When considering how best to build the MLM sales force, bear in mind these key principles taught by the top MLM consultants in seminars and MLM consulting engagements:
- Principle 1 – The sales force is a volunteer army of individuals. Statistics show that 85% devote part time to the work, and they sell because they want to. Never forget that. If they become unhappy, for whatever reason, they won’t place another order and they won’t enroll another person.
- Principle 2 – Sales people in direct selling think more like customers than like business people. If they believe in a product and that it is good value in exchange for the money, they will sell it. If they wouldn’t pay the asking price for it, they won’t sell it.
- Principle 3 – The “trust / fear” equation is always present. There is a direct correlation between the sales force’s trust in the company and the company’s success. There is absolutely no promotion, contest, new product, or compensation plan that can make up for lack of trust.
When considering changes or enhancements, be sure to ask these 4 questions, the same ones that top MLM consultants will ask:
- Question 1 – Is this a good decision for the new and part-time sales people? Whenever you are considering a change, contest, incentive, or promotion, ask whether it adds to or reduces profit; adds to or reduces paperwork; aids or hampers recruiting; makes selling easier; makes recruiting easier?
- Question 2 – Is this a good decision for new and mid-level leaders? Always consider any changes or enhancements in light of the same questions—does it make recruiting easier or harder; does it make being a leader easier or harder?

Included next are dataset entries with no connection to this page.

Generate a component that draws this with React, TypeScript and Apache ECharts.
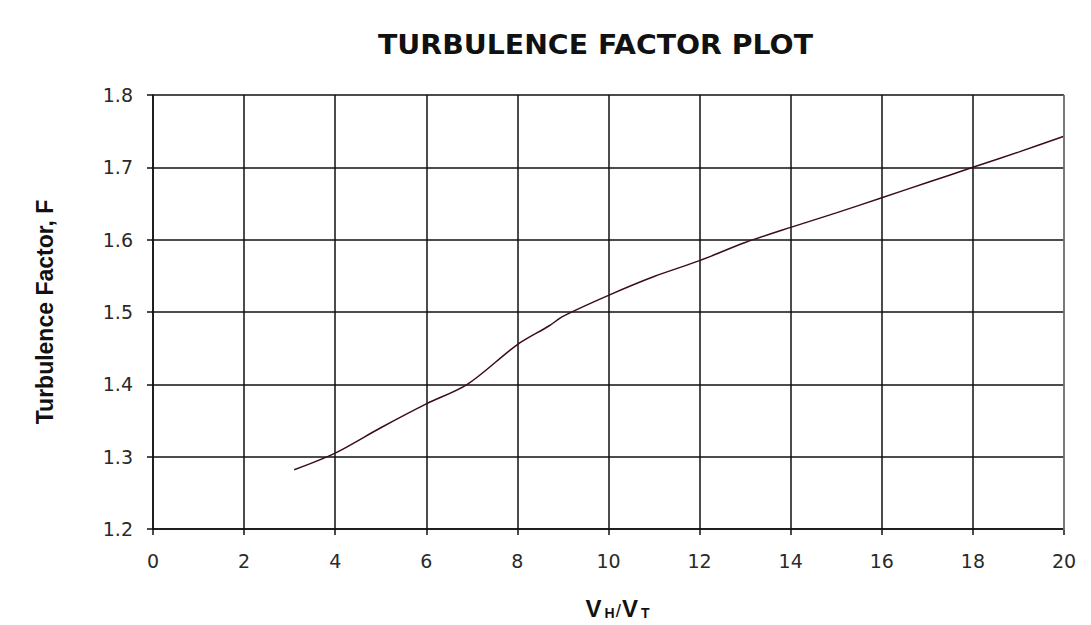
import React, { useEffect, useRef } from "react";
import * as echarts from "echarts";

const xValues = [3.1, 4, 5, 6, 6.9, 8, 8.7, 9, 10, 11, 12, 13, 14, 15, 16, 17, 18, 19, 20];
const fValues = [1.282, 1.305, 1.34, 1.373, 1.4, 1.455, 1.481, 1.494, 1.523, 1.549, 1.571, 1.596, 1.617, 1.637, 1.658, 1.679, 1.7, 1.721, 1.743];

const titleText = "TURBULENCE FACTOR PLOT";
const yAxisTitle = "Turbulence Factor, F";

export default function App() {
  const ref = useRef<HTMLDivElement>(null);
  useEffect(() => {
    if (!ref.current) return;
    const chart = echarts.init(ref.current, undefined, { renderer: "svg" });
    const data = xValues.map((x, i) => [x, fValues[i]]);
    chart.setOption({
      animation: false,
      backgroundColor: "#ffffff",
      grid: { left: 153, right: 27, top: 95, bottom: 95, containLabel: false },
      xAxis: {
        type: "value",
        min: 0,
        max: 20,
        interval: 2,
        name: "{v|V}{s|H}{sl|/}{v|V}{s|T}",
        nameLocation: "middle",
        nameGap: 67,
        nameTextStyle: {
          padding: [0, 0, 0, 18],
          rich: {
            v: { fontFamily: "Liberation Sans", fontSize: 24, fontWeight: "bold", color: "#111", lineHeight: 24, verticalAlign: "bottom", padding: [0, 3, 0, 0] },
            s: { fontFamily: "Liberation Sans", fontSize: 14, fontWeight: "bold", color: "#111", lineHeight: 24, verticalAlign: "bottom" },
            sl: { fontFamily: "Liberation Sans", fontSize: 19, color: "#111", lineHeight: 24, verticalAlign: "bottom", padding: [0, 1, 0, 1] },
          },
        },
        axisLine: { show: true, onZero: false, lineStyle: { color: "#111", width: 1.5 } },
        axisTick: { show: true, inside: false, length: 6, lineStyle: { color: "#111", width: 1.5 } },
        axisLabel: { fontFamily: "DejaVu Sans", fontSize: 19, color: "#2a2a2a", margin: 22 },
        splitLine: { show: true, lineStyle: { color: "#111", width: 1.5 } },
      },
      yAxis: {
        type: "value",
        min: 1.2,
        max: 1.8,
        interval: 0.1,
        name: yAxisTitle,
        nameLocation: "middle",
        nameGap: 97,
        nameTextStyle: { fontFamily: "Liberation Sans", fontSize: 23, fontWeight: "bold", color: "#111" },
        axisLine: { show: true, onZero: false, lineStyle: { color: "#111", width: 1.5 } },
        axisTick: { show: true, inside: false, length: 6, lineStyle: { color: "#111", width: 1.5 } },
        axisLabel: {
          fontFamily: "DejaVu Sans",
          fontSize: 19,
          color: "#2a2a2a",
          margin: 20,
          formatter: (v: number) => v.toFixed(1),
        },
        splitLine: { show: true, lineStyle: { color: "#111", width: 1.5 } },
      },
      series: [
        {
          type: "line",
          data,
          smooth: 0.3,
          showSymbol: false,
          lineStyle: { color: "#3b0d18", width: 1.5 },
        },
      ],
      graphic: [
        {
          type: "text",
          x: 378,
          y: 32,
          scaleX: 1.09,
          style: {
            text: titleText,
            font: "bold 26px 'DejaVu Sans'",
            fill: "#111",
            textAlign: "left",
            textVerticalAlign: "top",
          },
        },
        {
          type: "line",
          shape: { x1: 1064, y1: 95, x2: 1064, y2: 530 },
          style: { stroke: "#888", lineWidth: 1.5 },
          z: 10,
        },
      ],
    });
    return () => chart.dispose();
  }, []);
  return <div ref={ref} style={{ width: 1091, height: 625, position: "absolute", left: 0, top: 0 }} />;
}
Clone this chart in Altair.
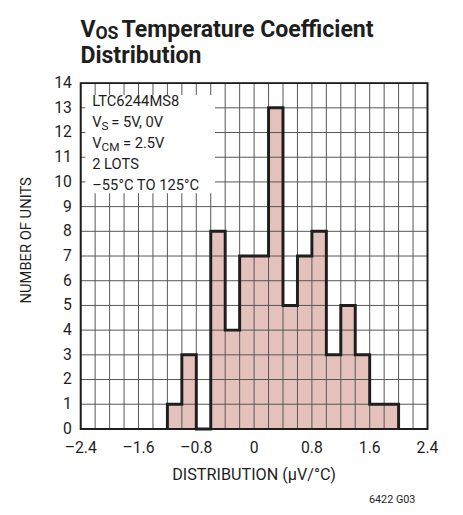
import altair as alt
import pandas as pd

# ---------------- data ----------------
bin_starts = [-1.2, -1.0, -0.8, -0.6, -0.4, -0.2, 0.0, 0.2, 0.4, 0.6, 0.8, 1.0, 1.2, 1.4, 1.6, 1.8]
counts = [1, 3, 0, 8, 4, 7, 7, 13, 5, 7, 8, 3, 5, 3, 1, 1]
bin_width = 0.2
x_ticks = [-2.4, -1.6, -0.8, 0.0, 0.8, 1.6, 2.4]
x_tick_labels = ["–2.4", "–1.6", "–0.8", "0", "0.8", "1.6", "2.4"]
y_ticks = [0, 1, 2, 3, 4, 5, 6, 7, 8, 9, 10, 11, 12, 13, 14]
x_grid = [-2.4, -2.2, -2.0, -1.8, -1.6, -1.4, -1.2, -1.0, -0.8, -0.6, -0.4, -0.2, 0.0,
          0.2, 0.4, 0.6, 0.8, 1.0, 1.2, 1.4, 1.6, 1.8, 2.0, 2.2, 2.4]
y_grid = y_ticks

title_main = "V"
title_sub = "OS"
title_rest = "Temperature Coefficient"
title_line2 = "Distribution"
x_title = "DISTRIBUTION (µV/°C)"
y_title = "NUMBER OF UNITS"
note = "6422 G03"

W, H = 353, 352
FONT = "Roboto"
PINK = "#e5c1bb"
GRID = "#555555"
INK = "#1e1e1e"

bars = pd.DataFrame({
    "start": bin_starts,
    "end": [s + bin_width for s in bin_starts],
    "count": counts,
    "base": [0] * len(counts),
})
bars = bars[bars["count"] > 0]

ox = [bin_starts[0]] + bin_starts + [bin_starts[-1] + bin_width]
oy = [0] + counts + [0]
outline = pd.DataFrame({"x": ox, "y": oy, "i": list(range(len(ox)))})

# grid segments: vertical lines at x_grid, horizontal lines at y_grid
grid = pd.DataFrame({
    "x1": x_grid + [x_grid[0]] * len(y_grid),
    "x2": x_grid + [x_grid[-1]] * len(y_grid),
    "y1": [y_grid[0]] * len(x_grid) + y_grid,
    "y2": [y_grid[-1]] * len(x_grid) + y_grid,
})

xs = alt.Scale(domain=[-2.4, 2.4], nice=False, zero=False)
ys = alt.Scale(domain=[0, 14], nice=False)

bar_layer = alt.Chart(bars).mark_rect(color=PINK).encode(
    x=alt.X("start:Q", scale=xs, axis=None),
    x2="end:Q",
    y=alt.Y("count:Q", scale=ys, axis=None),
    y2="base:Q",
)

grid_layer = alt.Chart(grid).mark_rule(stroke=GRID, strokeWidth=1, opacity=1).encode(
    x=alt.X("x1:Q", scale=xs, axis=None), x2="x2:Q",
    y=alt.Y("y1:Q", scale=ys, axis=None), y2="y2:Q")

box = alt.Chart(pd.DataFrame({"a": [0]})).mark_rect(color="white").encode(
    x=alt.value(4.7), x2=alt.value(136.7), y=alt.value(12), y2=alt.value(112))

line = alt.Chart(outline).mark_line(
    interpolate="step-after", color=INK, strokeWidth=3, strokeJoin="miter").encode(
    x=alt.X("x:Q", scale=xs, axis=None),
    y=alt.Y("y:Q", scale=ys, axis=None),
    order="i:Q")

frame = alt.Chart(pd.DataFrame({"b": [0]})).mark_rect(
    fillOpacity=0, stroke=INK, strokeWidth=2).encode(
    x=alt.value(0), x2=alt.value(W), y=alt.value(0), y2=alt.value(H))

xlab = alt.Chart(pd.DataFrame({"v": x_ticks, "t": x_tick_labels})).mark_text(
    font=FONT, fontSize=16, color=INK, align="center", baseline="alphabetic").encode(
    x=alt.X("v:Q", scale=xs, axis=None), y=alt.value(H + 25), text="t:N")
ylab = alt.Chart(pd.DataFrame({"w": y_ticks})).mark_text(
    font=FONT, fontSize=16, color=INK, align="right", baseline="middle").encode(
    y=alt.Y("w:Q", scale=ys, axis=None), x=alt.value(-9), text="w:Q")


def txt(s, x, y, size, bold=False, align="left", angle=0):
    return alt.Chart(pd.DataFrame({"t": [s]})).mark_text(
        font=FONT, fontSize=size, fontWeight="bold" if bold else "normal",
        align=align, baseline="alphabetic", color=INK, angle=angle).encode(
        text="t:N", x=alt.value(x), y=alt.value(y))


texts = [
    txt("LTC6244MS8", 11.7, 23.3, 15),
    txt("V", 11.7, 44.5, 15), txt("S", 21.2, 47.5, 12), txt("= 5V, 0V", 31, 44.5, 15),
    txt("V", 11.7, 65.8, 15), txt("CM", 21.2, 68.8, 12), txt("= 2.5V", 43, 65.8, 15),
    txt("2 LOTS", 11.7, 87, 15),
    txt("–55°C TO 125°C", 11.7, 108.3, 15),
    txt(title_main, -0.3, -47, 23.5, bold=True),
    txt(title_sub, 15, -45, 18, bold=True),
    txt(title_rest, 41.5, -47, 23.5, bold=True),
    txt(title_line2, -0.3, -20, 23.5, bold=True),
    txt(x_title, W / 2, H + 52, 16.5, align="center"),
    txt(y_title, -51, 160, 15, align="center", angle=270),
    txt(note, 340.7, 427, 11, align="right"),
]

chart = alt.layer(bar_layer, grid_layer, box, line, frame, xlab, ylab, *texts).properties(
    width=W, height=H,
    autosize=alt.AutoSizeParams(type="none"),
    padding={"left": 74, "top": 72, "right": 28, "bottom": 75},
).configure_view(stroke=None).configure(background="white")

chart.save("out.html", embed_options={"renderer": "svg", "actions": False})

- Question 3 – Is this a good decision for top-level leaders? Because this area is not as “black and white,” keep in mind that leaders are more tied to the company an income from their businesses. If it’s good for new and part-time sales people and leaders, but not for top leaders, it still may be acceptable in the long-run, but always ask the question.
- Question 4 – Is this a good decision for the company? Many times non-sales department functions make decisions that adversely impact the sales force. For instance, a strong CFO or financial director may rigorously enforce refund policies and refuse to pay refunds that have been approved by a front-line agent who is trying to keep a distributor from canceling.